What is to be transcribed is the run of lines opening with the one that has "Reproduce this chart" and closing with the one that has "XAxis, YAxis, Label", and only that run, exactly.

--- BEGIN Source material ---

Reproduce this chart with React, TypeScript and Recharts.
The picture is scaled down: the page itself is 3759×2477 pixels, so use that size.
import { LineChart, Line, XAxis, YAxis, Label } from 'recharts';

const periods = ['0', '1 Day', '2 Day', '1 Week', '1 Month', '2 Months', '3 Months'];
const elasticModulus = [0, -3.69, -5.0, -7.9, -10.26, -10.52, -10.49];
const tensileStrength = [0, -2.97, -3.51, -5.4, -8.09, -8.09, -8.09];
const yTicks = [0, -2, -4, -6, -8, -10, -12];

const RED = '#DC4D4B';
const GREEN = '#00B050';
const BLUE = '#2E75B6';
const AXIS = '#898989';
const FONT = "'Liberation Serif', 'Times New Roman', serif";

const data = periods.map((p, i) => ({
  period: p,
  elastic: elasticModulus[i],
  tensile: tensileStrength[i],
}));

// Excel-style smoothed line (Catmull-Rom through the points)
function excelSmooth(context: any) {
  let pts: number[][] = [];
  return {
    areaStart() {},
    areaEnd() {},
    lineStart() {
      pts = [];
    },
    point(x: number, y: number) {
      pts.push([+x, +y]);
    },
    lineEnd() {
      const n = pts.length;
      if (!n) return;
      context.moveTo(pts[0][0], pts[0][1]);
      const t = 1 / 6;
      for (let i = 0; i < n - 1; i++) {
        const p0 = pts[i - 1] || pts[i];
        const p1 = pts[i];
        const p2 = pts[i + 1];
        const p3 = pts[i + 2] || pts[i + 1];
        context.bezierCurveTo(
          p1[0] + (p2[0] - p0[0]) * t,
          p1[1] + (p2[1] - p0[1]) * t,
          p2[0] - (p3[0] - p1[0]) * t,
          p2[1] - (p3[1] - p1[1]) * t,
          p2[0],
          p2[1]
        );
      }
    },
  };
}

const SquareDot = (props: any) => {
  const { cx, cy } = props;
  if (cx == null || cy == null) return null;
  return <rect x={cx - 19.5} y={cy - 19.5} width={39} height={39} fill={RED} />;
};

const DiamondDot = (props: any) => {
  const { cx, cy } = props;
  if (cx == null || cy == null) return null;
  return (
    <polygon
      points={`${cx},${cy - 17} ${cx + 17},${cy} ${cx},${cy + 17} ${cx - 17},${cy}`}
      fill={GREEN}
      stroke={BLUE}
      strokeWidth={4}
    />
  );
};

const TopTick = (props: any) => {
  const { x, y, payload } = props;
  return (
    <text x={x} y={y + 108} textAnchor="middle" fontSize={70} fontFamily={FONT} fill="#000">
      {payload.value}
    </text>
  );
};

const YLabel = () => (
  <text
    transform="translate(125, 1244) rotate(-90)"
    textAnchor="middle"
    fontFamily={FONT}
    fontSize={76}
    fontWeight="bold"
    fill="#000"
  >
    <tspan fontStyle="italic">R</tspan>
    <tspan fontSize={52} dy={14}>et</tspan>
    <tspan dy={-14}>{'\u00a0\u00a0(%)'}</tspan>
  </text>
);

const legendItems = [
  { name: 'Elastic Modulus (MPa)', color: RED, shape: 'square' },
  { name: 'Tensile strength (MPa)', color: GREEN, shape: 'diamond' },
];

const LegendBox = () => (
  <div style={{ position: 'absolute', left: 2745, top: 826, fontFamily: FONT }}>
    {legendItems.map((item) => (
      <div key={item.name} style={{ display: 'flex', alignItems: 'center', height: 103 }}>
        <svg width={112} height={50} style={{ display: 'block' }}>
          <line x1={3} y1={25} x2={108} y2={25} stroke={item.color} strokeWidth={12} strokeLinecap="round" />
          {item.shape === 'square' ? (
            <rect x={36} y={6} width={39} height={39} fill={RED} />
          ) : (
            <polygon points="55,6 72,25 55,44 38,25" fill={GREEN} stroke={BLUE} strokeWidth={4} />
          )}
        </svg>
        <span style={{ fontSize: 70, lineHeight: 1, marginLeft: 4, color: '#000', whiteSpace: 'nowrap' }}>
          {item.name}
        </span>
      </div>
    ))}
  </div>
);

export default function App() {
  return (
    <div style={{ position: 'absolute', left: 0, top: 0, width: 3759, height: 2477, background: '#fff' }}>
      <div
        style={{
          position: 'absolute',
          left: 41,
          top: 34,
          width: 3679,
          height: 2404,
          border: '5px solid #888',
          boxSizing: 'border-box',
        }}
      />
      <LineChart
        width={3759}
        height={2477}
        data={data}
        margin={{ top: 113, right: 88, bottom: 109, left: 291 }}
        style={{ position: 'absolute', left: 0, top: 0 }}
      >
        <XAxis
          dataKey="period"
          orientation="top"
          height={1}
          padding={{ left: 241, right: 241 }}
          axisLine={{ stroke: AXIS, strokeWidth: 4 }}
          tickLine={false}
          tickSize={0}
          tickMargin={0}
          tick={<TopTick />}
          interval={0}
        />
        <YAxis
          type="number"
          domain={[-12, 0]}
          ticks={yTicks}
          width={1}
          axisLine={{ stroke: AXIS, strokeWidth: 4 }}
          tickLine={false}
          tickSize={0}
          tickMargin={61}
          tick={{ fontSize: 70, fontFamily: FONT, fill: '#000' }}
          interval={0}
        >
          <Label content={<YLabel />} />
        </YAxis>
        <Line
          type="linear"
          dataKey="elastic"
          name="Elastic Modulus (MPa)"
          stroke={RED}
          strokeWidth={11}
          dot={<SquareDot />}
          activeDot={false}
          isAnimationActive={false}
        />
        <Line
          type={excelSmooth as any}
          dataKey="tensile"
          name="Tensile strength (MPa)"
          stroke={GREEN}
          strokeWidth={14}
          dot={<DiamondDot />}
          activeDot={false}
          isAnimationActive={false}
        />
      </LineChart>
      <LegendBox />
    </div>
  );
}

--- END Source material ---
--- BEGIN Source material ---

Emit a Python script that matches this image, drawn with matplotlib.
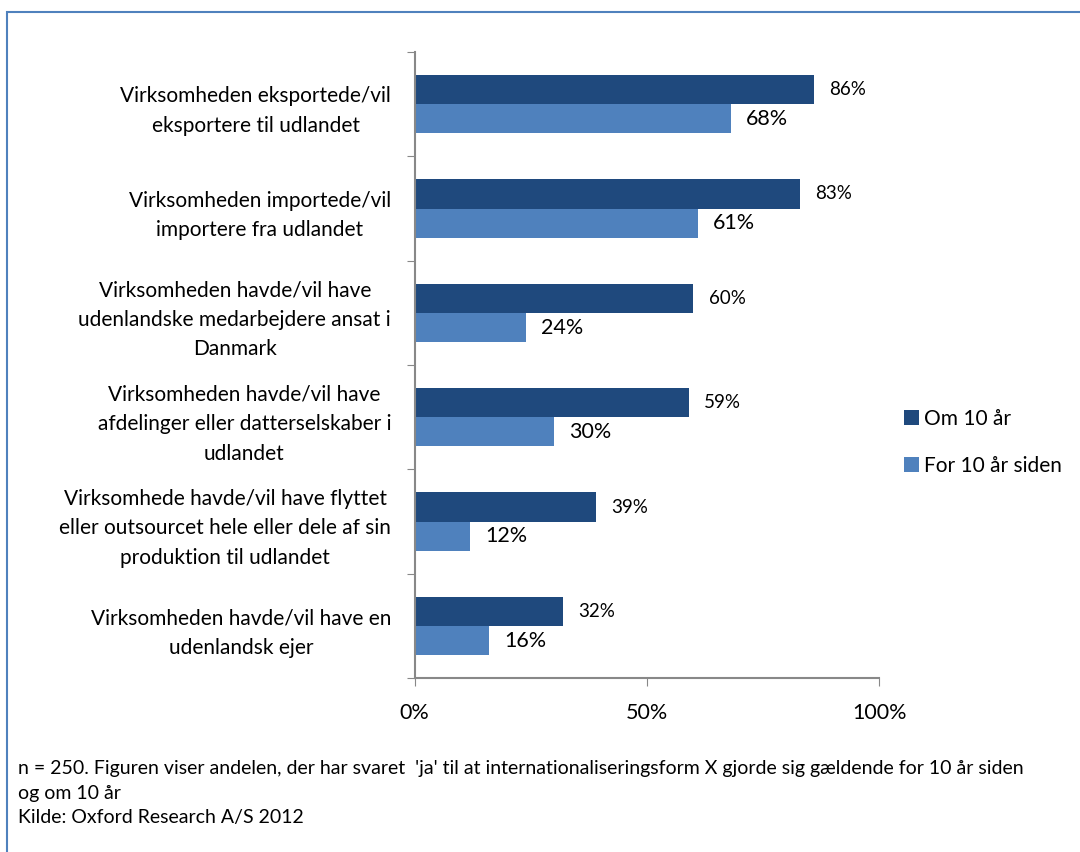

--- END Source material ---

▶ _Written answer_:
Reproduce this chart with React, TypeScript and Recharts.
The picture is scaled down: the page itself is 3759×2477 pixels, so use that size.
import { LineChart, Line, XAxis, YAxis, Label } from 'recharts';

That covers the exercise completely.